### Given data
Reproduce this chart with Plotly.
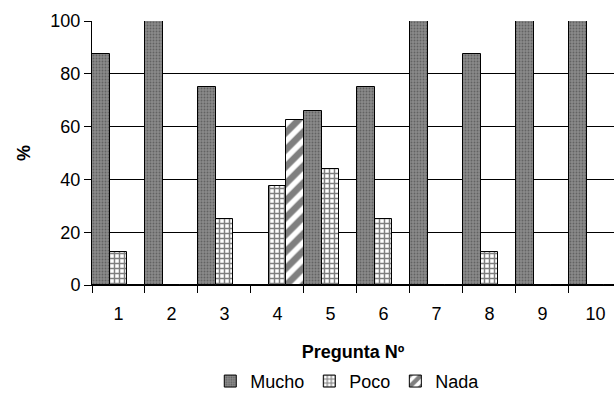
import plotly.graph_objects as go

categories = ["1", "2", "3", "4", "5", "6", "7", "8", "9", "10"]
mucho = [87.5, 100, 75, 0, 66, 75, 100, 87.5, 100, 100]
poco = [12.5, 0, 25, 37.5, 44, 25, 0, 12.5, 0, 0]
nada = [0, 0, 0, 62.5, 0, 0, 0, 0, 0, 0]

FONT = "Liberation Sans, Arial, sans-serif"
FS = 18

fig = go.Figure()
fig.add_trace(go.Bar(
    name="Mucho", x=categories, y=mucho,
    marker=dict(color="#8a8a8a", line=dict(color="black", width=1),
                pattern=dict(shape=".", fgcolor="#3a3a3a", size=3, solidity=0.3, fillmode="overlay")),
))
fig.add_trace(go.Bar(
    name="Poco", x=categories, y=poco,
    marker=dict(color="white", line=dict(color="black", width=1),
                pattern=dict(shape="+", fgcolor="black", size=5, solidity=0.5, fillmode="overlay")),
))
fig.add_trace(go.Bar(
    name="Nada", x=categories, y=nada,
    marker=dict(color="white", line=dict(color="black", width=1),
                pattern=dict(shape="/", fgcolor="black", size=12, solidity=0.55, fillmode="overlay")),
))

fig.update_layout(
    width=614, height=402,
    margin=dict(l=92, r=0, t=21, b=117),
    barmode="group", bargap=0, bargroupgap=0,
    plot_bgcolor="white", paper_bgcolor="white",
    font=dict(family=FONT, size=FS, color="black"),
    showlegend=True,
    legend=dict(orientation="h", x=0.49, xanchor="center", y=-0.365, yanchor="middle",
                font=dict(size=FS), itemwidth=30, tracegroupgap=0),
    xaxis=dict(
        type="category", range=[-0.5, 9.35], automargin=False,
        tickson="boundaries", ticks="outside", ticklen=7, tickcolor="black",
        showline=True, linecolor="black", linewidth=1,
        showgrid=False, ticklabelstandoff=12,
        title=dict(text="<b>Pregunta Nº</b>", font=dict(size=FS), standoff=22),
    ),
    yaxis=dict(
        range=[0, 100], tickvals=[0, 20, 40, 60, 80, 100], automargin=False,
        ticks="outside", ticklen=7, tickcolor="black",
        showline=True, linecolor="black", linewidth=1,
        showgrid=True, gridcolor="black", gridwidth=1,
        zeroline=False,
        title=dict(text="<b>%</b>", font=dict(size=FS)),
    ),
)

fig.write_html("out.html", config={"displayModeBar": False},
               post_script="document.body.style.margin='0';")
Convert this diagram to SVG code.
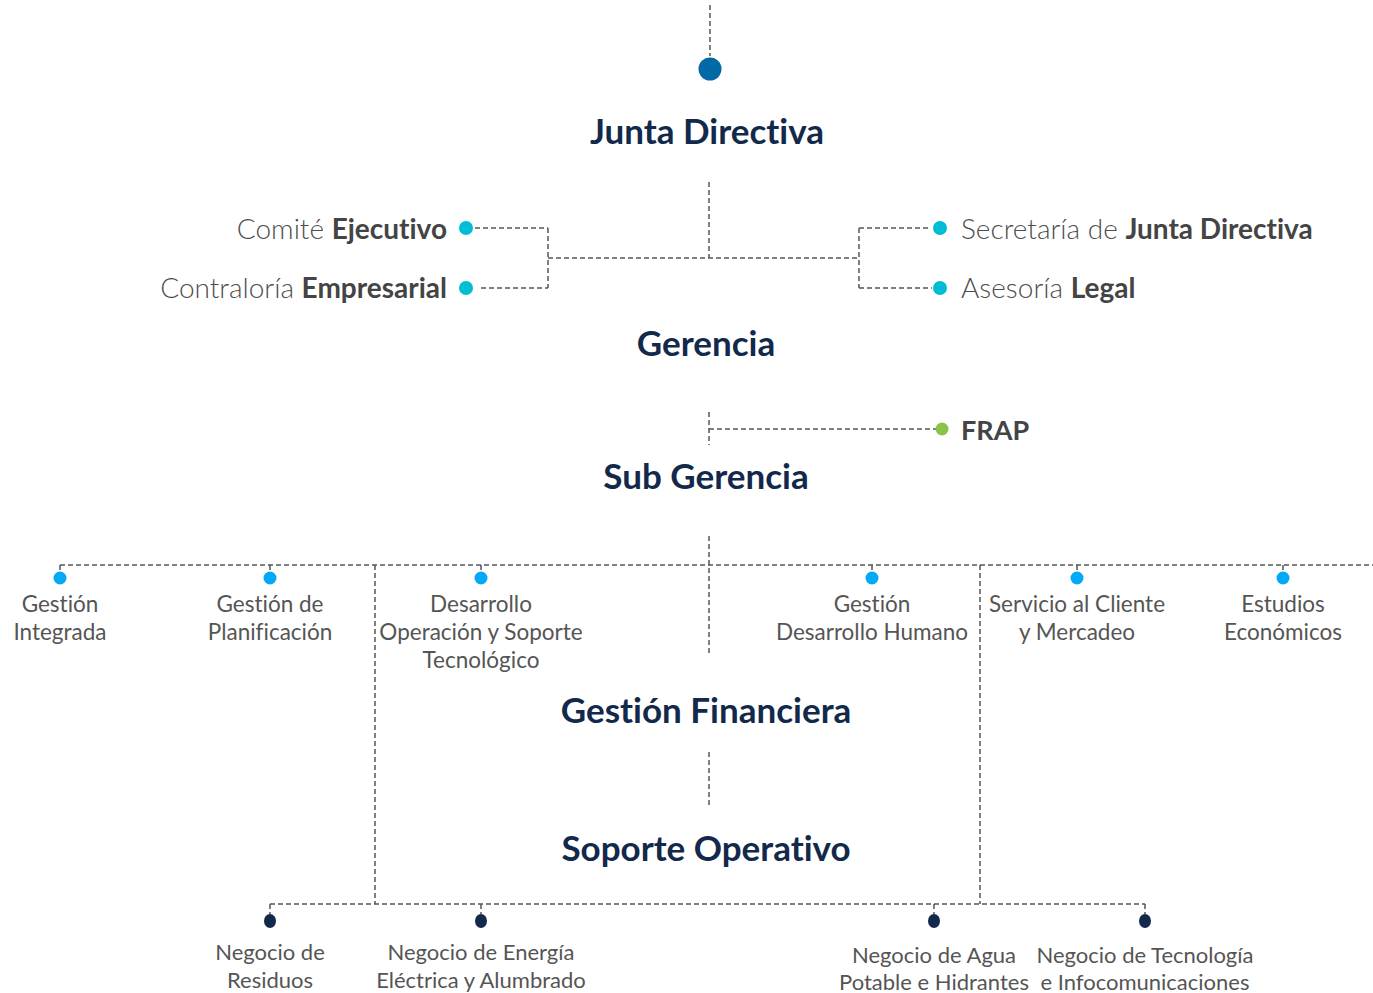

### Requirements
Start at the first line of the records and write out everything up to and including the line containing "import plotly.graph_objects as go". No pictures.

### Written response
Reproduce this chart with Plotly.
import plotly.graph_objects as go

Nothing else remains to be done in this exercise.